The recently passed and signed 2024 budget is in all probability a more of the same old game. It promises renewed hope, but inspires little hope. A budget is a constraining statement of revenue and expenditure intentions to move an entity to the next level of growth and development.

It is an imperative government document, which must go through the legislative process and signed into law, the breach of which is an impeachable offence. It should bring about a positive change of fortunes if thought-through, adhered to and judiciously implemented.

The substance of a budget can be measured by the track record of adherence by the operators and, more importantly, by the end intended seed of growth and development sown into it: by the configuration of revenues and expenditure, and by the indices of efficient resource allocation therein, and the prospects in it of macroeconomic stability, with particular reference to interest rate, exchange rate and general price levels, which would reinforce the cycle of production, employment, incomes, savings and investment.

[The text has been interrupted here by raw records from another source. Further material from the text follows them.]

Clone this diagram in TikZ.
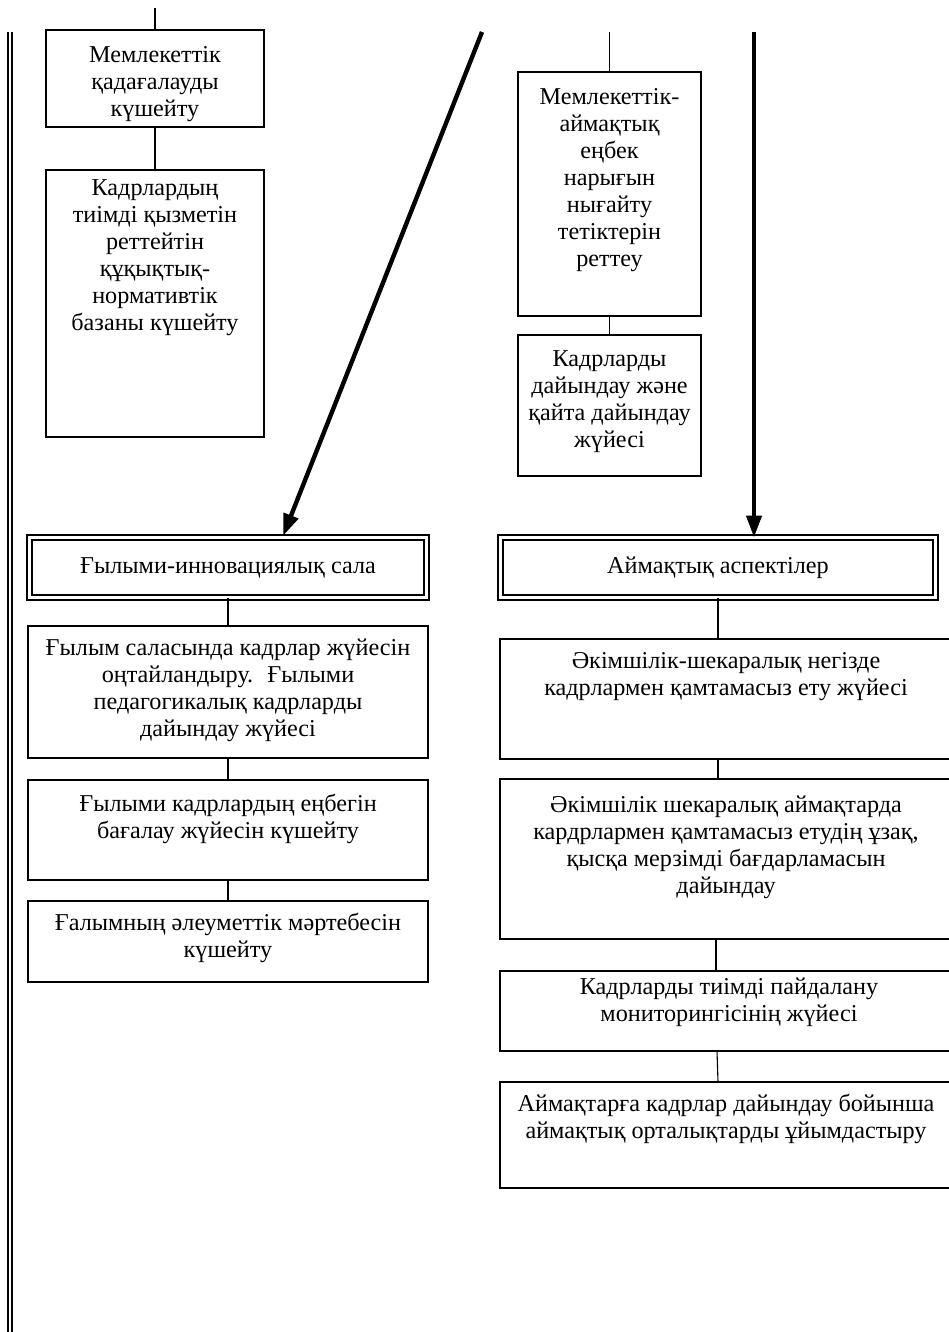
\documentclass[tikz,border=0pt]{standalone}
\usepackage{fontspec}
\setmainfont{Liberation Serif}
\usetikzlibrary{arrows.meta}
\begin{document}
\begin{tikzpicture}[x=1pt,y=-1pt,
  boxframe/.style={draw, line width=1.5pt, inner sep=0pt, outer sep=0pt},
  dblframe/.style={draw, double, line width=1.8pt, double distance=2.6pt, inner sep=0pt, outer sep=0pt},
  boxtext/.style={anchor=north, align=center, inner sep=0pt, font=\fontsize{24.2}{27}\selectfont},
  link/.style={line width=1.1pt},
  bigarrow/.style={line width=4.4pt, -{Triangle[length=22pt,width=15pt]}},
  sideline/.style={double, line width=1.9pt, double distance=2.4pt}
]
\useasboundingbox (0,0) rectangle (948,1332);

% left double rule
\coordinate (sl1) at (10.2,32);
\coordinate (sl2) at (10.2,1345);
\draw[sideline] (sl1) -- (sl2);

% boxes
\node[boxframe, minimum width=218pt, minimum height=97pt]  (A) at (155,78.5) {};
\node[boxframe, minimum width=218pt, minimum height=267pt] (B) at (155,303.5) {};
\node[boxframe, minimum width=183pt, minimum height=244pt] (C) at (609.5,194) {};
\node[boxframe, minimum width=183pt, minimum height=141pt] (D) at (609.5,405.5) {};
\node[dblframe, minimum width=397pt, minimum height=60pt]  (E) at (228,567.5) {};
\node[dblframe, minimum width=435pt, minimum height=60pt]  (I) at (718,567.5) {};
\node[boxframe, minimum width=400pt, minimum height=132pt] (F) at (228,692) {};
\node[boxframe, minimum width=400pt, minimum height=100pt] (G) at (228,830) {};
\node[boxframe, minimum width=400pt, minimum height=81pt]  (H) at (228,941.5) {};
\node[boxframe, minimum width=452pt, minimum height=120pt] (J) at (726,699) {};
\node[boxframe, minimum width=452pt, minimum height=160pt] (K) at (726,859) {};
\node[boxframe, minimum width=452pt, minimum height=80pt]  (L) at (726,1011) {};
\node[boxframe, minimum width=452pt, minimum height=106pt] (M) at (726,1135) {};

% texts (north = first baseline - 21)
\node[boxtext] (tA) at (155,41) {\rule{0pt}{21pt}Мемлекеттік\\қадағалауды\\күшейту};
\node[boxtext] (tB) at (155,174) {\rule{0pt}{21pt}Кадрлардың\\тиімді қызметін\\реттейтін\\құқықтық-\\нормативтік\\базаны күшейту};
\node[boxtext] (tC) at (609.5,83) {\rule{0pt}{21pt}Мемлекеттік-\\аймақтық\\еңбек\\нарығын\\нығайту\\тетіктерін\\реттеу};
\node[boxtext] (tD) at (609.5,345) {\rule{0pt}{21pt}Кадрларды\\дайындау және\\қайта дайындау\\жүйесі};
\node[boxtext] (tE) at (228,552) {\rule{0pt}{21pt}Ғылыми-инновациялық сала};
\node[boxtext] (tI) at (718,552) {\rule{0pt}{21pt}Аймақтық аспектілер};
\node[boxtext] (tF) at (228,634) {\rule{0pt}{21pt}Ғылым саласында кадрлар жүйесін\\оңтайландыру.~ Ғылыми\\педагогикалық кадрларды\\дайындау жүйесі};
\node[boxtext] (tG) at (228,790) {\rule{0pt}{21pt}Ғылыми кадрлардың еңбегін\\бағалау жүйесін күшейту};
\node[boxtext] (tH) at (228,909) {\rule{0pt}{21pt}Ғалымның әлеуметтік мәртебесін\\күшейту};
\node[boxtext] (tJ) at (726,647) {\rule{0pt}{21pt}Әкімшілік-шекаралық негізде\\кадрлармен қамтамасыз ету жүйесі};
\node[boxtext] (tK) at (726,791) {\rule{0pt}{21pt}Әкімшілік шекаралық аймақтарда\\кардрлармен қамтамасыз етудің ұзақ,\\қысқа мерзімді бағдарламасын\\дайындау};
\node[boxtext] (tL) at (729,973) {\rule{0pt}{21pt}Кадрларды тиімді пайдалану\\мониторингісінің жүйесі};
\node[boxtext] (tM) at (726,1090) {\rule{0pt}{21pt}Аймақтарға кадрлар дайындау бойынша\\аймақтық орталықтарды ұйымдастыру};

% thin connectors
\coordinate (topA) at (155,8);
\draw[link] (topA) -- (A.north);
\draw[link] (A.south) -- (B.north);
\coordinate (topC) at (609.5,32);
\draw[link] (topC) -- (C.north);
\draw[link] (C.south) -- (D.north);
\draw[link] (E.south) -- (F.north);
\draw[link] (F.south) -- (G.north);
\draw[link] (G.south) -- (H.north);
\draw[link] (I.south) -- (I.south |- J.north);
\draw[link] (I.south |- J.south) -- (I.south |- K.north);
\coordinate (kx) at (716,0);
\draw[link] (kx |- K.south) -- (kx |- L.north);
\coordinate (lx1) at (717,0);
\coordinate (lx2) at (718,0);
\draw[link] (lx1 |- L.south) -- (lx2 |- M.north);

% thick arrows
\coordinate (arrD) at (482,32);
\coordinate (arrDend) at (283,536);
\draw[bigarrow] (arrD) -- (arrDend);
\coordinate (arrV) at (754,32);
\draw[bigarrow] (arrV) -- (arrV |- I.north);
\end{tikzpicture}
\end{document}
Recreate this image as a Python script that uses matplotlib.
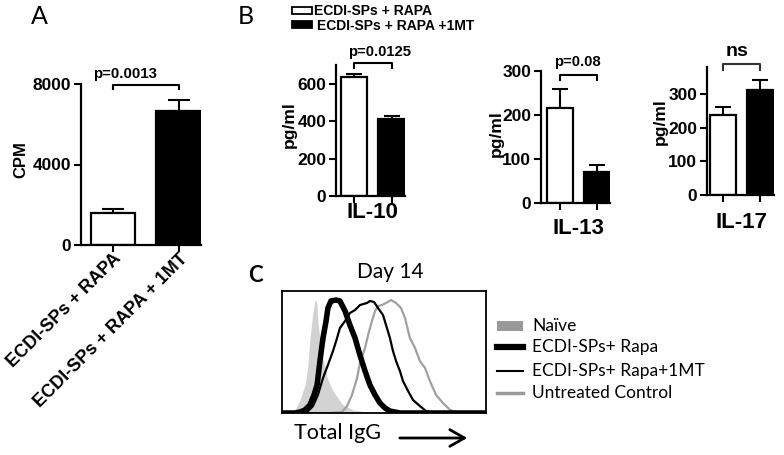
import matplotlib
matplotlib.use("Agg")
import matplotlib.pyplot as plt
from matplotlib.patches import Rectangle, FancyArrowPatch
from matplotlib.lines import Line2D

plt.rcParams['font.family'] = ['Liberation Sans', 'DejaVu Sans']

# ---------------- data ----------------
groups = ["ECDI-SPs + RAPA", "ECDI-SPs + RAPA + 1MT"]
cpm_vals = [1600, 6650]
cpm_err = [200, 570]

il10_vals = [635, 410]
il10_err = [15, 20]
il13_vals = [217, 70]
il13_err = [42, 16]
il17_vals = [237, 313]
il17_err = [24, 29]

legend_b = ["ECDI-SPs + RAPA", "ECDI-SPs + RAPA +1MT"]

# flow histogram (x: fluorescence, arbitrary 0-100 ; y: % of max)
naive_x = [0, 3.9, 6.4, 8.8, 11.3, 12.7, 13.7, 15.2, 16.2, 17.2, 17.6, 18.6, 19.6, 21.1, 22.1, 25, 27.5, 29.9, 34.8, 41.7, 57.8, 100]
naive_y = [0, 0.8, 2.5, 10.7, 23, 39, 61, 83, 93, 89, 75, 61, 48, 37, 29, 18, 12, 6.6, 2.5, 0.8, 0, 0]
rapa_x = [0, 6.4, 8.8, 11.3, 13.7, 15.7, 17.2, 18.6, 20.1, 21.6, 22.5, 24, 26.5, 28.4, 30.9, 33.3, 35.8, 38.2, 40.7, 43.1, 45.6, 48, 50.5, 52.9, 57.8, 100]
rapa_y = [0, 0, 0.8, 2.5, 6.6, 14.8, 23, 42.6, 61.5, 75.4, 86, 91.8, 92.6, 91.8, 83.6, 72, 61.5, 47.5, 34.4, 23, 14.8, 8.2, 4.1, 1.6, 0, 0]
mt_x = [0, 8.8, 12.3, 15.2, 17.6, 20.1, 22.5, 25, 27, 28.4, 30.9, 33.3, 35.8, 38.2, 41.7, 43.1, 45.1, 47.1, 49.5, 51, 52.9, 54.4, 55.9, 57.8, 59.3, 61.8, 64.2, 67.6, 70.6, 74, 100]
mt_y = [0, 0, 0.8, 5.7, 14.8, 28.7, 39.3, 50.8, 61.5, 69.7, 75.4, 82, 84.4, 88.5, 90.2, 91.8, 91, 86, 80.3, 72.1, 61.5, 50.8, 42.6, 34.4, 26.2, 18, 10.7, 5.7, 1.6, 0, 0]
untr_x = [0, 23.5, 29.4, 31.9, 34.3, 36.8, 38.2, 40.7, 42.2, 44.1, 45.6, 47.1, 49, 51, 53.4, 55.9, 58.3, 60.3, 62.7, 65.2, 67.6, 70.1, 72.5, 75.5, 78.9, 82.4, 85.3, 92.2, 100]
untr_y = [0, 0, 0.8, 5.7, 14.8, 28.7, 41, 53.3, 63.9, 75.4, 83.6, 87.7, 88.5, 90.2, 92.6, 90.2, 86.1, 77.9, 61.5, 53.3, 42.6, 36.9, 26.2, 14.8, 8.2, 2.5, 0.8, 0, 0]
legend_c = ["Naïve", "ECDI-SPs+ Rapa", "ECDI-SPs+ Rapa+1MT", "Untreated Control"]

W, H = 784, 455
fig = plt.figure(figsize=(W / 100, H / 100), dpi=100)


def px_axes(l, r, b, t):
    return fig.add_axes([l / W, 1 - b / H, (r - l) / W, (b - t) / H])


def bar_panel(ax, vals, errs, ylim, yticks, xlim, width, capsize, bracket=None, bcol='black'):
    x = [0, 1]
    ax.bar(x, vals, width=width, color=['white', 'black'], edgecolor='black', linewidth=1.6, zorder=2)
    ax.errorbar(x, vals, yerr=[[0, 0], errs], fmt='none', ecolor='black', elinewidth=1.5,
                capsize=capsize, capthick=1.5, zorder=1)
    ax.set_xlim(*xlim)
    ax.set_ylim(*ylim)
    ax.set_yticks(yticks)
    ax.set_xticks(x)
    ax.set_xticklabels([])
    for s in ['top', 'right']:
        ax.spines[s].set_visible(False)
    for s in ['left', 'bottom']:
        ax.spines[s].set_linewidth(1.6)
    ax.tick_params(axis='both', direction='out', length=5, width=1.5, pad=2, labelsize=12.5)
    for lb in ax.get_yticklabels():
        lb.set_fontweight('bold')
    ax.patch.set_visible(False)
    if bracket is not None:
        yb, yl = bracket
        ax.plot([0, 0, 1, 1], [yl, yb, yb, yl], color=bcol, lw=1.5, clip_on=False)


# Panel A
axA = px_axes(81, 201, 245, 84)
bar_panel(axA, cpm_vals, cpm_err, (0, 8000), [0, 4000, 8000], (-0.485, 1.34), 0.68, 8,
          bracket=(7950, 7750))

# Panel B
ax10 = px_axes(336, 405, 196, 65)
bar_panel(ax10, il10_vals, il10_err, (0, 700), [0, 200, 400, 600], (-0.47, 1.35), 0.7, 6,
          bracket=(712, 684))
ax13 = px_axes(541, 610, 203, 71)
bar_panel(ax13, il13_vals, il13_err, (0, 300), [0, 100, 200, 300], (-0.51, 1.35), 0.7, 6,
          bracket=(291, 279))
ax17 = px_axes(707, 774, 195, 67)
bar_panel(ax17, il17_vals, il17_err, (0, 380), [0, 100, 200, 300], (-0.43, 1.38), 0.7, 6,
          bracket=(389, 371), bcol='#333333')

# Panel C histogram
axC = px_axes(282, 486, 413, 291)
axC.fill_between(naive_x, naive_y, 0, color='#d2d2d2', lw=0, zorder=1)
axC.plot(untr_x, untr_y, color='#a0a0a0', lw=1.6, zorder=2)
axC.plot(mt_x, mt_y, color='black', lw=1.6, zorder=3)
axC.plot(rapa_x, rapa_y, color='black', lw=4.0, zorder=4, solid_joinstyle='round')
axC.set_xlim(0, 100)
axC.set_ylim(0, 100)
axC.set_xticks([])
axC.set_yticks([])
for s in axC.spines.values():
    s.set_linewidth(1.3)

# ---------------- overlay for text ----------------
ov = fig.add_axes([0, 0, 1, 1])
ov.set_xlim(0, W)
ov.set_ylim(H, 0)
ov.axis('off')

cal = ['Lato', 'DejaVu Sans']
ov.text(39, 16, "A", fontsize=18, family=cal, ha='center', va='center')
ov.text(246, 16, "B", fontsize=18, family=cal, ha='center', va='center')
ov.text(255, 276, "C", fontsize=16, family=cal, fontweight='bold', ha='center', va='center')

ov.text(125.5, 74, "p=0.0013", fontsize=10.8, fontweight='bold', ha='center', va='center')
ov.text(20.5, 160, "CPM", fontsize=12, fontweight='bold', rotation=90, ha='center', va='center')
ov.text(119, 256, groups[0], fontsize=13, fontweight='bold', rotation=45, rotation_mode='anchor',
        ha='right', va='center')
ov.text(185, 256, groups[1], fontsize=13, fontweight='bold', rotation=45, rotation_mode='anchor',
        ha='right', va='center')

# legend B
ov.add_patch(Rectangle((292, 7), 20, 7, facecolor='white', edgecolor='black', lw=1.3))
ov.add_patch(Rectangle((292, 21), 20, 7, facecolor='black', edgecolor='black', lw=1.3))
ov.text(314, 11, legend_b[0], fontsize=10, fontweight='bold', ha='left', va='center')
ov.text(317, 25.5, legend_b[1], fontsize=10, fontweight='bold', ha='left', va='center')

ov.text(380, 52, "p=0.0125", fontsize=10.7, fontweight='bold', ha='center', va='center')
ov.text(577, 62, "p=0.08", fontsize=10.7, fontweight='bold', ha='center', va='center')
ov.text(737, 52, "ns", fontsize=14, fontweight='bold', ha='center', va='center')

for xx, yy in [(289, 125), (496, 134), (660, 122)]:
    ov.text(xx, yy, "pg/ml", fontsize=12.5, fontweight='bold', rotation=90, ha='center', va='center')
ov.text(372, 213, "IL-10", fontsize=16, fontweight='bold', ha='center', va='center')
ov.text(578, 228, "IL-13", fontsize=16, fontweight='bold', ha='center', va='center')
ov.text(742, 222, "IL-17", fontsize=16, fontweight='bold', ha='center', va='center')

# Panel C texts
ov.text(390, 272, "Day 14", fontsize=15, family=cal, ha='center', va='center')
ov.text(294, 433, "Total IgG", fontsize=15.5, family=cal, ha='left', va='center')
ov.add_patch(FancyArrowPatch((397, 438), (470, 438), arrowstyle='->,head_length=7,head_width=4',
                             lw=2, color='black', mutation_scale=1.5))

rows = [326, 347, 371, 393]
ov.add_patch(Rectangle((497, rows[0] - 5), 26, 10, facecolor='#999999', edgecolor='none'))
ov.add_line(Line2D([497, 523], [rows[1], rows[1]], color='black', lw=4.5))
ov.add_line(Line2D([497, 523], [rows[2], rows[2]], color='black', lw=1.5))
ov.add_line(Line2D([497, 523], [rows[3], rows[3]], color='#999999', lw=2.5))
for r, t in zip(rows, legend_c):
    ov.text(532, r, t, fontsize=12.5, family=cal, ha='left', va='center')

fig.savefig("out.png", dpi=100)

In particular, the 2024 budget should address the inflationary spiral arising from the precipitate fuel subsidy removal and Naira floatation, which have resulted in the three-fold increase in the exchange rate of the Naira and the pump price of petrol. Composite inflation has spiked above 28 percent, driven by food inflation, which is above 32 percent, at present.

Businesses are shutting down with higher frequency, rendering more people unemployed. All these incidents are out of tune with growth and development and needed to be addressed by the budget.

Business Hallmark concern with the 2024 federal budget is three-fold: (1) the indices do not stick with the imperatives for growth and development; (2) there is a reflection of the history of profligacy, which has often derailed the budgets, and (3) the APC-led government has not demonstrated the austerity, diligence, prudence, transparency and managerial capacity required to make a budget fruitful, going by the manner of its largely wasteful 2023 supplementary budget.

The obscene allocations in the 2024 budget for renovation of the palatial residences of Mr. President in Lagos, and his Vice in Abuja, the presidential fleet etc are insensitive and inhumane.

Of the N28.3 trillion aggregate expenditure in the 2024 budget, only N8.7 trillion (less than one-third) is devoted to capital expenditure, which is the major driver of growth and development. There is no guarantee that this paltry allocation would even be properly administered and accomplished, going by historical performance and the over N9 trillion deficit. (In 2023, for example, barely 25 per cent of the projected N8.43 trillion capital expenditure was achieved). Regretfully, the rest will go to the less productive recurrent expenditure, including debt service, which, in 2023, has gulped 98 percent of the revenues, meaning that we are at the threshold of the debt trap where we must continue to borrow in order to even ‘breathe’.

The revenue projection of N18.32 trillion (2023, N9.73 trillion) on the presumption of higher crude oil and tax proceeds – is considered too ambitious. Oil theft still persists. It is largely for that reason that we have been unable to meet our production quota in the Organization of Petroleum Exporting Countries.

As a corollary, the projected deficit of N9.18 trillion and the projected borrowing of N8.88 trillion are considered grossly understated. The eventual deficit would be much higher. Typical of the APC-led government, rather than curb cost, to bridge this huge deficit, it would, definitely, be filled by borrowing, even for consumption, which is a recipe for greater macroeconomic instability.

Businesses are closing down and those with significant foreign ownership are leaving the country (the latest being Procter and Gamble) due to the operating environment, characterized by escalating cost of energy, transportation, high and unstable interest rates and exchange rates, weak institutions and systemic corruption and bureaucracy, among other setbacks, which worsen by the day.

Foreign investors know more about us than we think and would also rely more on the report of their embassies and compatriots, rather than on the propaganda of government. We must get our acts together at home, before foreign direct investment can materialize.

Our view is that, everything considered, hope for the economy in 2024, lies mostly outside that budget, and in the petroleum refineries coming on stream, to curb the humongous waste (about N7 trillion in 2022) of foreign exchange on the subsidy of imported petrol.

Public office is for service and accountability to the people and not for their exploitation and subjugation, as has mostly been our case. It is not for unbridled access to public resources nor for the office holder’s aggrandizement.

Another area for change is in plugging leakages in the flow of public revenues. We have only heard about measures but no action has been seen.

Our view is that only cultural change and the refineries coming on stream can save the substantially flawed 2024 budget. All hands must be on deck to accomplish them.